Paradigm shift needed to see planning as learning in action

By Dr Metusalem Nakale

THE fourth National Development Plan (NDP4), which expired in 2017, identified some challenges relating to planning and implementation. Planning and implementation were identified as being at the core of the challenges we are facing with respect to national development programmes. The problem we encounter with planning is that today’s environment is characterised by rapid change.

As a result, to our amazement, we sometimes find that our plans become useless in the face of such rapid change. Moreover, in some cases the plans we craft do not help us resolve the problems they are designed to address. Consequently, I argue that we need to do more than monitoring and evaluation: we need a paradigm shift in terms of planning towards more dynamic processes, as suggested by the Vision 2030 policy.

The Vision 2030 policy makes it unequivocally clear that change in terms of planning is necessary. We only need to interpret the said policy correctly and start questioning the assumptions underpinning the current models of planning we employ.

The current practice is such that we plan and then implement the plans. The theory-in-use seems to be that you can generate all the insights during the planning stage. Once you have the required insights what is left is implementation. It can be inferred from such actions that the underlying assumption seems to be rooted in the view of a static and objective world.

I argue that such a perspective is flawed. No matter how hard you try, you cannot anticipate social situations one hundred percent, as if they were governed by natural laws. Economists know this better. Over the years they have attempted to make predictions, without much success.

Hence, it is the contention of this paper that planners need to create room for learning-in-action, in situ and create platforms for insights generated in action to be brought to bear on the plans by revising the plans in a dynamic process that, to a certain extent, would fuse planning with implementation, which is what the Vision 2030 document is exhorting us to do when it states that:

Achieving Vision 2030 requires a paradigm shift from sector development to integrated approaches through strategic partnerships. This means that some structural changes may be required, as well as innovative thinking … to move away from developing and implementing a fixed plan, which gets increasingly out of date … towards operating an adaptive, dynamic system or process, not a plan.

However, such a shift regarding planning and implementation as learning, would require changed mindsets, i.e. learning, resulting partly from a new understanding of knowledge and social reality: there is need to accept that some knowledge is generated in action, in the stream of activity during practice, as reality unfolds.

This means that when we are planning we do not have a full picture of the issues we intend to address. Therefore, the need to adopt a learning approach. Of course one can have some information, but we should be prepared to learn more about whatever we are implementing during practice.

Further, planners should be adept at using the insights situated in action to reshape our plans to bridge the gap between what is in the plan and situated reality of the market.

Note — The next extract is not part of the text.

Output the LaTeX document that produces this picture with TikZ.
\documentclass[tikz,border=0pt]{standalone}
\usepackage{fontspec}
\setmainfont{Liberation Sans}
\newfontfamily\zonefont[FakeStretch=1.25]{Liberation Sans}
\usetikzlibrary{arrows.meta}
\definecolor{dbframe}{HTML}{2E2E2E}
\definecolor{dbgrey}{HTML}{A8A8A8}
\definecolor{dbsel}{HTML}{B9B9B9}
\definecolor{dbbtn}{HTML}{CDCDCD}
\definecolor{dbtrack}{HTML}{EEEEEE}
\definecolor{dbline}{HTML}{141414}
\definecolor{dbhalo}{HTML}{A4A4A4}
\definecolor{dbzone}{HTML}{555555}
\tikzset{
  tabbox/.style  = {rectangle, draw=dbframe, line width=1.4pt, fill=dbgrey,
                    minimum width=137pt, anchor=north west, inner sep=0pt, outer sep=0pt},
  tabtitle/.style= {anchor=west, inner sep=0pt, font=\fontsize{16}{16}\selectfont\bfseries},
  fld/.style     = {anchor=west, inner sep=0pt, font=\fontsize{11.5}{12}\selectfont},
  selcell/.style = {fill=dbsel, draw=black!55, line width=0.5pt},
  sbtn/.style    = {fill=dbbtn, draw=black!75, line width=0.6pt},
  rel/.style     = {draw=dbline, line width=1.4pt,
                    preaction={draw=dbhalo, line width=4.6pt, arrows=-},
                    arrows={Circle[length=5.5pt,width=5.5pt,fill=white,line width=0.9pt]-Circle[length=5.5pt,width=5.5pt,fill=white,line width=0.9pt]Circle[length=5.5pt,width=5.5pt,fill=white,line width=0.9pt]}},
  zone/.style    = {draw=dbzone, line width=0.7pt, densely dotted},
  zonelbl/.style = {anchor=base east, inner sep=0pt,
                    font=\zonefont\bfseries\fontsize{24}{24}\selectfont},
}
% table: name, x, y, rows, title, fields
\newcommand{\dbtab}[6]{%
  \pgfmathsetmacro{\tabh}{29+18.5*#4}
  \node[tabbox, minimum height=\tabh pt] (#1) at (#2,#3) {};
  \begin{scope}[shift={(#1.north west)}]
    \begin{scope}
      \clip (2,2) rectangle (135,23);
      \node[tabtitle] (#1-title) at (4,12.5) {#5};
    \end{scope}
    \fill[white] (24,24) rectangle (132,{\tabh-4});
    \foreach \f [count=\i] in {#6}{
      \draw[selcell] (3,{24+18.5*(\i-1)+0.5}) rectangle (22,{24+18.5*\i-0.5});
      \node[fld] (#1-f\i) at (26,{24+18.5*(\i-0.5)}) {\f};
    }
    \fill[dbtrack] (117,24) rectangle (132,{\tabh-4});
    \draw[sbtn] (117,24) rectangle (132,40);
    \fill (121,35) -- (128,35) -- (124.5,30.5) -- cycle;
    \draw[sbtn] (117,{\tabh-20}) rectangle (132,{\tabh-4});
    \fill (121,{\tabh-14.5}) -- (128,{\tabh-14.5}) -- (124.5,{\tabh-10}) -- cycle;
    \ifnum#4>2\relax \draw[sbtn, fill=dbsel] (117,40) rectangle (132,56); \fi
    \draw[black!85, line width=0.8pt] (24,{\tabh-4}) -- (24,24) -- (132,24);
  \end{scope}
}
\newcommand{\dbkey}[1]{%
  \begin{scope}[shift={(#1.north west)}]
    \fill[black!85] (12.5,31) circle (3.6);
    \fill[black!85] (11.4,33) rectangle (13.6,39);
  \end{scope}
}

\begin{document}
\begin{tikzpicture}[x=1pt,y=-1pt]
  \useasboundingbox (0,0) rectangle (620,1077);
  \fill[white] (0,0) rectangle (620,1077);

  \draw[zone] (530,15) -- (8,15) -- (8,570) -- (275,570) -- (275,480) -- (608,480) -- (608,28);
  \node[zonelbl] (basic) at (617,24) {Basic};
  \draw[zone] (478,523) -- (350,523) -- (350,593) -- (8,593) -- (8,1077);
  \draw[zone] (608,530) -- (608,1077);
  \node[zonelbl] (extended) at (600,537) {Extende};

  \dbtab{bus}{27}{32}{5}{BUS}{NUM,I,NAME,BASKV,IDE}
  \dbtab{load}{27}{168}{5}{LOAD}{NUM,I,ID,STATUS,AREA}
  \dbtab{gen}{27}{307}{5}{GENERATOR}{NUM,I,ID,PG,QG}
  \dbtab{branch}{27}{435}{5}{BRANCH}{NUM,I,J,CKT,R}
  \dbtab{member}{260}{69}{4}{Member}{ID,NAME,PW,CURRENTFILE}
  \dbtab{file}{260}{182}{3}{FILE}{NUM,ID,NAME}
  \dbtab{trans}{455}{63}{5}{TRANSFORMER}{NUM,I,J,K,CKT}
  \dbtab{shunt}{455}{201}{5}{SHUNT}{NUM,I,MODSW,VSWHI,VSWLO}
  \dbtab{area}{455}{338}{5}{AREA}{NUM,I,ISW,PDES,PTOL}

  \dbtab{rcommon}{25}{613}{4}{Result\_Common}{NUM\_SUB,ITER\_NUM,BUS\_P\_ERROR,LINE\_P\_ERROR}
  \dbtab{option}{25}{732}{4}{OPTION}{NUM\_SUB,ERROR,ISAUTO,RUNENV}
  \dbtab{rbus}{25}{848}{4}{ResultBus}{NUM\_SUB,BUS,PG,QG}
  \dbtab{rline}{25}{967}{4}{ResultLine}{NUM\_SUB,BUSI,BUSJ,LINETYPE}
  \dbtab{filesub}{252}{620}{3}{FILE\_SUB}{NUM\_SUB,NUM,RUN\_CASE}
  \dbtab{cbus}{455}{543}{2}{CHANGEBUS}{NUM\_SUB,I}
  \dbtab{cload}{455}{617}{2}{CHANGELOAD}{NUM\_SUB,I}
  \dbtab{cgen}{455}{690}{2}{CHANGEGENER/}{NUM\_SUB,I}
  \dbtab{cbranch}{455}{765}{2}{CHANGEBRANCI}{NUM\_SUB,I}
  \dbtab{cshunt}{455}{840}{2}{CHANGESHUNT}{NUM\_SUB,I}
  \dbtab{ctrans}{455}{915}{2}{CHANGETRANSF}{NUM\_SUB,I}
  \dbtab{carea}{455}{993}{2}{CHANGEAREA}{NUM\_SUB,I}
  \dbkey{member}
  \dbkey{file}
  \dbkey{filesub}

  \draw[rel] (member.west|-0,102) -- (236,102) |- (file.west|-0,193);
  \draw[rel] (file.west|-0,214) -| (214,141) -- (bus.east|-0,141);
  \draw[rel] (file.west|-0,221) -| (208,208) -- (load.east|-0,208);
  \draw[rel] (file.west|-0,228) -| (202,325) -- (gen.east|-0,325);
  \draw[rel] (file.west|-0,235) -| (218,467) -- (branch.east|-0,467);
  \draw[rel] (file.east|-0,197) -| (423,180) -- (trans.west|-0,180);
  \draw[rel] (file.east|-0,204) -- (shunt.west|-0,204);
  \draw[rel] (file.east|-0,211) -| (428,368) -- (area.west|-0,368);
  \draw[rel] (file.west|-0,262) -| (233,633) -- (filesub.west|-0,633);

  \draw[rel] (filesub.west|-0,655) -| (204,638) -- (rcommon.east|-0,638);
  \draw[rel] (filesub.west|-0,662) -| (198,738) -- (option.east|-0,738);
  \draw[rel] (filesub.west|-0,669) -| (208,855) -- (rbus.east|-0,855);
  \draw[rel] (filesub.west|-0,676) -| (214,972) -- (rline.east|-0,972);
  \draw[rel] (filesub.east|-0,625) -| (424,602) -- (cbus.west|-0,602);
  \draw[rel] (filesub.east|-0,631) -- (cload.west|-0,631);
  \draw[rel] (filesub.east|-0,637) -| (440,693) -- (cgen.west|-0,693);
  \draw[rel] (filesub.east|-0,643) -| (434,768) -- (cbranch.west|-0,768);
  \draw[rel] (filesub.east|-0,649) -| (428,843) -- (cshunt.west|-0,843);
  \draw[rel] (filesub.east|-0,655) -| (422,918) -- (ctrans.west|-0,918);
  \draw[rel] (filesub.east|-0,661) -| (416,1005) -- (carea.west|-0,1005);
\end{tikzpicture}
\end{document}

The argument I am advancing in this piece is that we should embrace new perspectives that see critical knowing as generated in action, during implementation. This is necessary as it would enable us, for example, to adjust our plans as we learn more about the unfolding social phenomena instead of waiting for the monitoring and evaluation stage or reviews which take place at designated intervals.

In projects, this means that plans would only be used to initiate projects but some of the critical insights would be generated in action: we would not start out with complete knowledge. We adjust as we go, mid-flight, so to speak, as suggested by the Vision 2030 policy.

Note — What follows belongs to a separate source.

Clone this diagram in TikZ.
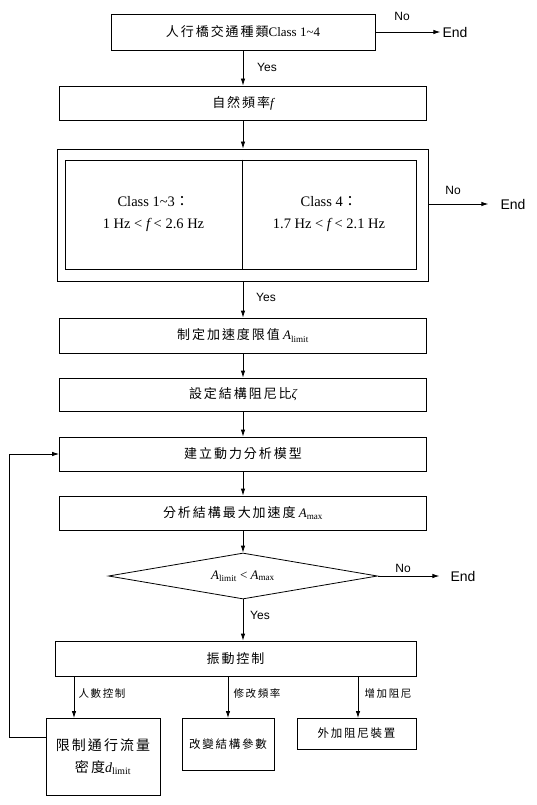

The latter advocates the adoption of such a perspective in terms of planning. Insights generated, representing new knowledge, during implementation should be fed back into the process, merging planning with execution, thus marrying theory and practice.        

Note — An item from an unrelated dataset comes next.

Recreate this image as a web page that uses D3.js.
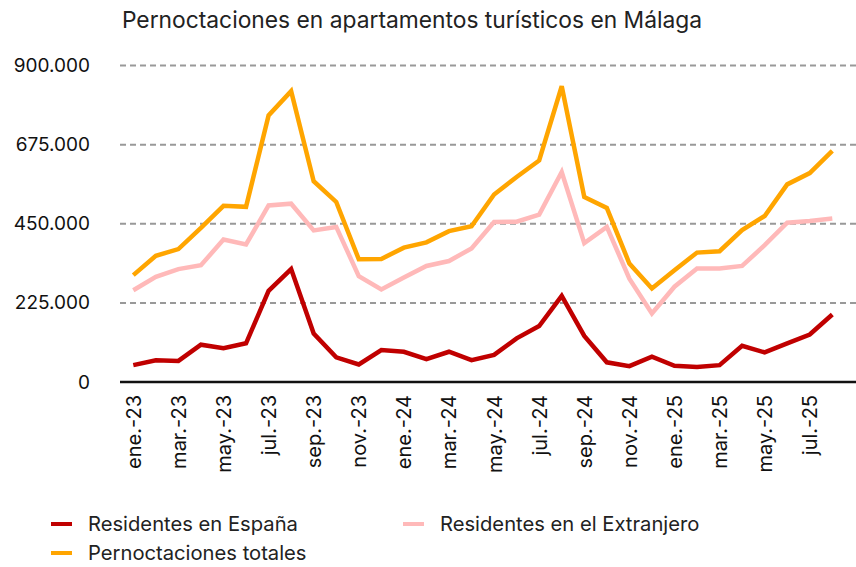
<!DOCTYPE html>
<html>
<head>
<meta charset="utf-8">
<script src="https://cdn.jsdelivr.net/npm/d3@7"></script>
<style>
  body { margin: 0; background: #fff; }
  svg { display: block; font-family: Inter, sans-serif; }
</style>
</head>
<body>
<div id="chart"></div>
<script>
let months = [
  "ene.-23", "feb.-23", "mar.-23", "abr.-23", "may.-23", "jun.-23", "jul.-23", "ago.-23",
  "sep.-23", "oct.-23", "nov.-23", "dic.-23", "ene.-24", "feb.-24", "mar.-24", "abr.-24",
  "may.-24", "jun.-24", "jul.-24", "ago.-24", "sep.-24", "oct.-24", "nov.-24", "dic.-24",
  "ene.-25", "feb.-25", "mar.-25", "abr.-25", "may.-25", "jun.-25", "jul.-25", "ago.-25"
];

let residentesEspana = [
  48000, 62000, 60000, 106000, 96000, 110000, 259000, 321000,
  138000, 70000, 50000, 91000, 86000, 65000, 86000, 62000,
  77000, 124000, 159000, 245000, 131000, 56000, 45000, 72000,
  46000, 43000, 48000, 103000, 84000, 110000, 135000, 192000
];

let residentesExtranjero = [
  261000, 299000, 321000, 332000, 405000, 391000, 502000, 507000,
  431000, 441000, 301000, 263000, 297000, 330000, 344000, 380000,
  455000, 456000, 476000, 597000, 395000, 441000, 294000, 195000,
  271000, 323000, 323000, 330000, 389000, 453000, 458000, 465000
];

let pernoctacionesTotales = [
  304000, 359000, 378000, 438000, 501000, 498000, 758000, 827000,
  571000, 512000, 349000, 350000, 382000, 397000, 429000, 443000,
  533000, 583000, 630000, 841000, 526000, 495000, 337000, 266000,
  318000, 368000, 372000, 432000, 472000, 562000, 594000, 657000
];

let yTicks = [0, 225000, 450000, 675000, 900000];

let series = [
  { name: "Residentes en España", values: residentesEspana, color: "#c00000" },
  { name: "Residentes en el Extranjero", values: residentesExtranjero, color: "#ffb9b9" },
  { name: "Pernoctaciones totales", values: pernoctacionesTotales, color: "#ffa500" }
];

let width = 856, height = 567;

let svg = d3.select("#chart")
  .append("svg")
  .attr("width", width)
  .attr("height", height);

let x = d3.scalePoint().domain(months).range([133.3, 832.3]);
let y = d3.scaleLinear().domain([0, 900000]).range([382, 65.5]);

let fmt = d3.formatLocale({ decimal: ",", thousands: ".", grouping: [3], currency: ["", "€"] }).format(",d");

// title
svg.append("text")
  .attr("x", 412)
  .attr("y", 28)
  .attr("text-anchor", "middle")
  .style("font-size", "22.8px")
  .style("fill", "#222")
  .text("Pernoctaciones en apartamentos turísticos en Málaga");

// gridlines
svg.append("g")
  .selectAll("line")
  .data(yTicks.filter(d => d > 0))
  .enter()
  .append("line")
  .attr("x1", 120)
  .attr("x2", 856)
  .attr("y1", d => y(d))
  .attr("y2", d => y(d))
  .attr("stroke", "#999")
  .attr("stroke-width", 2)
  .attr("stroke-dasharray", "6,4");

// y axis labels
let yAxis = svg.append("g")
  .attr("transform", "translate(120,0)")
  .call(d3.axisLeft(y).tickValues(yTicks).tickFormat(fmt).tickSize(0).tickPadding(30));
yAxis.select(".domain").remove();
yAxis.selectAll("text")
  .style("font-size", "19px")
  .style("font-family", "Inter, sans-serif")
  .style("fill", "#111");

// x axis
let xAxis = svg.append("g")
  .attr("transform", "translate(0," + y(0) + ")")
  .call(d3.axisBottom(x).tickValues(months.filter((d, i) => i % 2 === 0)).tickSize(0).tickPadding(0));
xAxis.select(".domain").remove();
xAxis.selectAll("text")
  .attr("transform", "rotate(-90)")
  .attr("text-anchor", "end")
  .attr("x", -13)
  .attr("y", 0)
  .attr("dy", "0.35em")
  .style("font-size", "20px")
  .style("font-family", "Inter, sans-serif")
  .style("fill", "#111");

svg.append("line")
  .attr("x1", 120)
  .attr("x2", 856)
  .attr("y1", y(0))
  .attr("y2", y(0))
  .attr("stroke", "#111")
  .attr("stroke-width", 2.5);

// lines
let line = d3.line()
  .x((d, i) => x(months[i]))
  .y(d => y(d));

svg.append("g")
  .selectAll("path")
  .data(series)
  .enter()
  .append("path")
  .attr("d", d => line(d.values))
  .attr("fill", "none")
  .attr("stroke", d => d.color)
  .attr("stroke-width", 4.5)
  .attr("stroke-linejoin", "miter");

// legend
let legendPos = [[51, 524], [403, 524], [51, 553]];
let legend = svg.append("g")
  .selectAll("g")
  .data(series)
  .enter()
  .append("g")
  .attr("transform", (d, i) => "translate(" + legendPos[i][0] + "," + legendPos[i][1] + ")");

legend.append("line")
  .attr("x1", 0)
  .attr("x2", 21)
  .attr("stroke", d => d.color)
  .attr("stroke-width", 4);

legend.append("text")
  .attr("x", 37)
  .attr("dy", "0.35em")
  .style("font-size", "20.2px")
  .style("fill", "#222")
  .text(d => d.name);
</script>
</body>
</html>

The planning as learning perspective is analogous to the interpretative research paradigm in which the researcher does not start with a final plan, like in the quantitative paradigm. In the planning approach I’m advocating, planning can be viewed as being in the interpretative research camp.

Moreover, according to this school of thought, there are multiple realities. Hence, the entire process is flexible, providing room for interpretations of the unfolding situation and adjustment during the implementation process as new understanding is gained and is used to inform the plan, as part of the new knowledge that is generated in action.

The current models of planning are underpinned by flawed assumptions about knowledge and by extension, social reality. They are rooted in perspectives that neglect knowledge that is generated in action, which is critical to human performance.

Moreover, those models assume that when a plan is formulated what is left is implementation and monitoring and evaluation at fixed points. They do not see implementation as experimentation, learning as social reality unfolds, representing learning in practice. We should move away from such perspectives and congruent with Vision 2030 adopt more dynamic processes that view planning as learning.

*Dr Metusalem Nakale is the Manager for Research and Capacity Evaluation at the Namibia Institute of Public Administration and Management. His research interests are in the absorption and integration of external knowledge within organisations as well as the generation and application of tacit knowledge.